Robust Estimator based Adaptive Multi-Task Learning

Multi-Task Learning(MTL) algorithm leverages valuable information across similar tasks to improve regression accuracy. However, applications in practice often encounter scenes that cannot give an accurate relationship between the large-scale number of multiple tasks. When task clustering based method is employed in those cases, excessive connections between dissimilar tasks and meaningless dimensions would cause a poorly predictive performance, which cannot be perfectly interpreted by existing MTL methods. In this paper, a novel MTL method is proposed to make more accurate use of valuable shared information between multiple tasks, where a redescending robust estimator is utilized to adaptively unify the continuous clustering of a large-scale number of tasks and dynamically selecting valuable features of few-shot tasks.

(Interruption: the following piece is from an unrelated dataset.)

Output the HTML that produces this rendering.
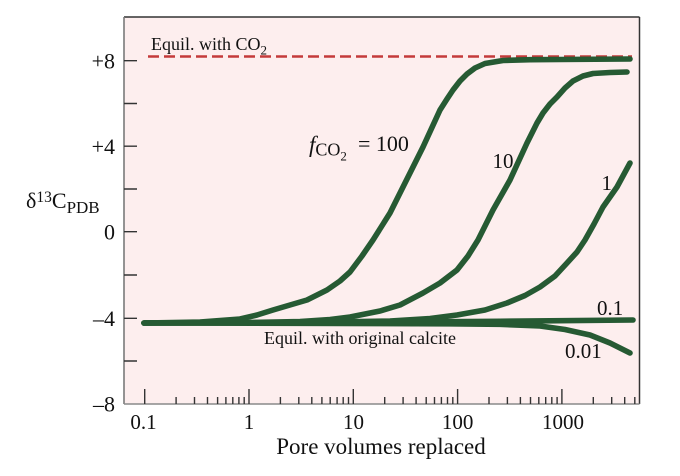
<!DOCTYPE html>
<html>
<head>
<meta charset="utf-8">
<style>
html,body{margin:0;padding:0;background:#fff;}
svg{display:block;}
text{font-family:"Liberation Serif","Times New Roman",serif;fill:#111;}
</style>
</head>
<body>
<svg width="680" height="476" viewBox="0 0 680 476" xmlns="http://www.w3.org/2000/svg">
  <!-- plot background -->
  <rect x="124" y="17" width="515.5" height="387" fill="#fdeeee"/>
  <!-- frame -->
  <line x1="124" y1="17" x2="639.5" y2="17" stroke="#333" stroke-width="1.5"/>
  <line x1="639.5" y1="17" x2="639.5" y2="404" stroke="#333" stroke-width="1.5"/>
  <line x1="124" y1="17" x2="124" y2="404" stroke="#7a7a7a" stroke-width="1.6"/>
  <line x1="124" y1="404" x2="639.5" y2="404" stroke="#8a8a8a" stroke-width="1.6"/>

  <!-- y ticks -->
  <path d="M124 60.7H137 M124 103.5H137 M124 146.2H137 M124 189H137 M124 231.7H137 M124 275H137 M124 318.3H137 M124 361H137" stroke="#333" stroke-width="1.4" fill="none"/>

  <!-- x major ticks -->
  <path d="M144.7 404V389 M249 404V389 M353.3 404V389 M457.6 404V389 M561.9 404V389" stroke="#333" stroke-width="1.4" fill="none"/>
  <!-- x minor ticks -->
  <path d="M176.1 404V397 M194.5 404V397 M207.5 404V397 M217.6 404V397 M225.9 404V397 M232.8 404V397 M238.9 404V397 M244.2 404V397
           M280.4 404V397 M298.8 404V397 M311.8 404V397 M321.9 404V397 M330.2 404V397 M337.1 404V397 M343.2 404V397 M348.5 404V397
           M384.7 404V397 M403.1 404V397 M416.1 404V397 M426.2 404V397 M434.5 404V397 M441.4 404V397 M447.5 404V397 M452.8 404V397
           M489 404V397 M507.4 404V397 M520.4 404V397 M530.5 404V397 M538.8 404V397 M545.7 404V397 M551.8 404V397 M557.1 404V397
           M593.3 404V397 M611.7 404V397 M624.7 404V397 M634.8 404V397" stroke="#333" stroke-width="1.4" fill="none"/>

  <!-- dashed equilibrium line -->
  <line x1="148" y1="56.5" x2="632" y2="56.5" stroke="#c43a3a" stroke-width="2.4" stroke-dasharray="11 5"/>

  <!-- curves -->
  <g fill="none" stroke="#265a33" stroke-width="5.6" stroke-linecap="round" stroke-linejoin="round">
    <!-- 0.01 -->
    <polyline points="144,323 300,323.3 450,323.8 500,324.3 540,326 565,329.5 590,335 610,343 630,353"/>
    <!-- 0.1 -->
    <polyline points="144,323 300,322.8 400,322 500,321.3 633,320"/>
    <!-- 1 -->
    <polyline points="144,323 300,322.5 390,321 430,318.5 457,315 485,310 507,303 525,295.5 540,287 555,276 567,263 577,252 585,240 594,224 603,207 617,187 630,163"/>
    <!-- 10 -->
    <polyline points="144,323 250,322.5 300,321.5 330,319.5 350,317 380,311 400,305 423,293 440,283 457,270 468,256 478,240 493,210 510,180 527,143 537,123 543,113 550,104 557,97 565,88 573,81 583,76 593,73.5 610,72.5 627,72"/>
    <!-- 100 -->
    <polyline points="144,323 200,322 240,319 257,315 273,310 290,305 307,300 327,290 340,281 350,272 362,256 373,240 390,213 410,173 423,147 440,110 447,99 453,90 460,81 467,74 475,68 485,63.5 503,60.5 530,59.7 560,59.5 630,59"/>
  </g>

  <!-- y tick labels -->
  <g font-size="22" text-anchor="end">
    <text x="115" y="68.5">+8</text>
    <text x="115" y="154">+4</text>
    <text x="115" y="239.5">0</text>
    <text x="115" y="326">–4</text>
    <text x="115" y="411.5">–8</text>
  </g>

  <!-- x tick labels -->
  <g font-size="21" text-anchor="middle">
    <text x="143.5" y="429">0.1</text>
    <text x="249" y="429">1</text>
    <text x="353.5" y="429">10</text>
    <text x="457.6" y="429">100</text>
    <text x="563" y="429">1000</text>
  </g>

  <!-- axis titles -->
  <text x="381" y="454" font-size="23" text-anchor="middle">Pore volumes replaced</text>
  <text x="26" y="208" font-size="22">δ<tspan font-size="15.5" dy="-6">13</tspan><tspan dy="6">C</tspan><tspan font-size="17" dy="5">PDB</tspan></text>

  <!-- annotations -->
  <text x="151" y="50" font-size="18">Equil. with CO<tspan font-size="13" dy="4.5">2</tspan></text>

  <text x="264" y="344" font-size="18">Equil. with original calcite</text>

  <text x="309" y="152" font-size="23"><tspan font-style="italic">f</tspan><tspan font-size="18" dy="3.5">CO</tspan><tspan font-size="13" dy="5">2</tspan></text>
  <text x="358" y="151" font-size="22">= 100</text>

  <text x="492.5" y="168" font-size="21">10</text>
  <text x="601.5" y="190" font-size="21">1</text>
  <text x="597" y="315" font-size="21">0.1</text>
  <text x="565" y="358" font-size="21">0.01</text>
</svg>
</body>
</html>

To enable a better description of relationships between multiple tasks, we formulate a multi-convex objective function that can be optimized alternatively. After analyzing the complexity and convexity of the problem, we provide a scalable solving approach which can converge to the optimum with approximately linear time complexity. Compared with state-of-the-art models, the proposed approach performs better RMSE score and time efficiency both in synthetic and realistic datasets. Meanwhile, with similar computational overhead, the experiment demonstrates that our method has better regression accuracy than clustering tasks alone or selecting valuable features individually.